Task requirements: Reproduce nothing but the lines from the start of the material through the line that includes "ax.spines[side].set_linewidth(1.4)", both ends included, and omit every picture.
-=-=-=-=-
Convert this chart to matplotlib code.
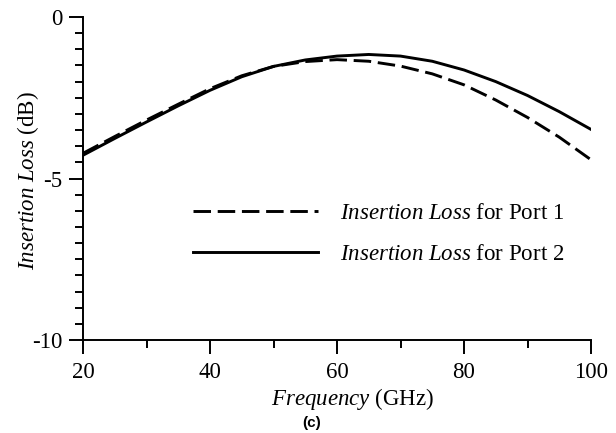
import numpy as np
import matplotlib
matplotlib.use("Agg")
import matplotlib.pyplot as plt
from matplotlib.ticker import MultipleLocator

plt.rcParams["font.family"] = ["Liberation Serif", "DejaVu Serif"]
plt.rcParams["mathtext.fontset"] = "custom"
plt.rcParams["mathtext.rm"] = "Liberation Serif"
plt.rcParams["mathtext.it"] = "Liberation Serif:italic"
plt.rcParams["axes.unicode_minus"] = False

# ── Data ──────────────────────────────────────────────────────────────────────
freq_ghz = [20, 25, 30, 35, 40, 45, 50, 55, 60, 65, 70, 75, 80, 85, 90, 95, 100]
loss_port1 = [-4.22, -3.70, -3.19, -2.70, -2.22, -1.82, -1.53, -1.38, -1.32,
              -1.37, -1.52, -1.76, -2.10, -2.57, -3.11, -3.72, -4.42]
loss_port2 = [-4.28, -3.76, -3.25, -2.75, -2.27, -1.85, -1.53, -1.33, -1.21,
              -1.16, -1.21, -1.37, -1.64, -2.00, -2.43, -2.93, -3.48]
x_ticks = [20, 40, 60, 80, 100]
y_ticks = [-10, -5, 0]
y_ticklabels = ["-10", "-5", "0"]

W, H = 616, 433
FS = 16.5
fig = plt.figure(figsize=(W / 100, H / 100), dpi=100)
ax = fig.add_axes([83 / W, 1 - 340 / H, (591 - 83) / W, (340 - 17) / H])

ax.plot(freq_ghz, loss_port1, color="black", linewidth=2.1,
        linestyle=(0, (6.0, 2.3)), label=r"$\it{Insertion\ Loss}$ for Port 1")
ax.plot(freq_ghz, loss_port2, color="black", linewidth=2.1,
        label=r"$\it{Insertion\ Loss}$ for Port 2")

ax.set_xlim(20, 100)
ax.set_ylim(-10, 0)
ax.set_xticks(x_ticks)
ax.xaxis.set_minor_locator(MultipleLocator(10))
ax.set_yticks(y_ticks)
ax.set_yticklabels(y_ticklabels)
ax.yaxis.set_minor_locator(MultipleLocator(0.5))

for side in ("top", "right"):
    ax.spines[side].set_visible(False)
for side in ("left", "bottom"):
    ax.spines[side].set_linewidth(1.4)

ax.tick_params(which="major", direction="out", length=10, width=1.4,
               labelsize=FS)
ax.tick_params(which="minor", direction="out", length=5.5, width=1.4)
ax.tick_params(axis="x", which="major", pad=6)
ax.tick_params(axis="y", which="major", pad=5)

ax.set_xlabel(r"$\it{Frequency}$ (GHz)", fontsize=FS)
ax.set_ylabel(r"$\it{Insertion\ Loss}$ (dB)", fontsize=FS)
ax.xaxis.set_label_coords((353 - 83) / (591 - 83), -(399 - 340) / (340 - 17), transform=ax.transAxes)
ax.xaxis.label.set_va("center")
ax.yaxis.set_label_coords(-(83 - 28) / (591 - 83), (340 - 181) / (340 - 17), transform=ax.transAxes)
ax.yaxis.label.set_va("center")

ax.legend(loc="center left", bbox_to_anchor=((193 - 83) / (591 - 83), (340 - 234) / (340 - 17)),
          frameon=False, fontsize=FS, handlelength=5.45, handletextpad=0.95,
          labelspacing=0.83, borderpad=0, borderaxespad=0)

fig.text(312 / W, 1 - 423 / H, "(c)", family="Liberation Sans", fontweight="bold",
         fontsize=11, ha="center", va="center")

fig.savefig("out.png", dpi=100)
-=-=-=-=-
Written reply:
Convert this chart to matplotlib code.
import numpy as np
import matplotlib
matplotlib.use("Agg")
import matplotlib.pyplot as plt
from matplotlib.ticker import MultipleLocator

plt.rcParams["font.family"] = ["Liberation Serif", "DejaVu Serif"]
plt.rcParams["mathtext.fontset"] = "custom"
plt.rcParams["mathtext.rm"] = "Liberation Serif"
plt.rcParams["mathtext.it"] = "Liberation Serif:italic"
plt.rcParams["axes.unicode_minus"] = False

# ── Data ──────────────────────────────────────────────────────────────────────
freq_ghz = [20, 25, 30, 35, 40, 45, 50, 55, 60, 65, 70, 75, 80, 85, 90, 95, 100]
loss_port1 = [-4.22, -3.70, -3.19, -2.70, -2.22, -1.82, -1.53, -1.38, -1.32,
              -1.37, -1.52, -1.76, -2.10, -2.57, -3.11, -3.72, -4.42]
loss_port2 = [-4.28, -3.76, -3.25, -2.75, -2.27, -1.85, -1.53, -1.33, -1.21,
              -1.16, -1.21, -1.37, -1.64, -2.00, -2.43, -2.93, -3.48]
x_ticks = [20, 40, 60, 80, 100]
y_ticks = [-10, -5, 0]
y_ticklabels = ["-10", "-5", "0"]

W, H = 616, 433
FS = 16.5
fig = plt.figure(figsize=(W / 100, H / 100), dpi=100)
ax = fig.add_axes([83 / W, 1 - 340 / H, (591 - 83) / W, (340 - 17) / H])

ax.plot(freq_ghz, loss_port1, color="black", linewidth=2.1,
        linestyle=(0, (6.0, 2.3)), label=r"$\it{Insertion\ Loss}$ for Port 1")
ax.plot(freq_ghz, loss_port2, color="black", linewidth=2.1,
        label=r"$\it{Insertion\ Loss}$ for Port 2")

ax.set_xlim(20, 100)
ax.set_ylim(-10, 0)
ax.set_xticks(x_ticks)
ax.xaxis.set_minor_locator(MultipleLocator(10))
ax.set_yticks(y_ticks)
ax.set_yticklabels(y_ticklabels)
ax.yaxis.set_minor_locator(MultipleLocator(0.5))

for side in ("top", "right"):
    ax.spines[side].set_visible(False)
for side in ("left", "bottom"):
    ax.spines[side].set_linewidth(1.4)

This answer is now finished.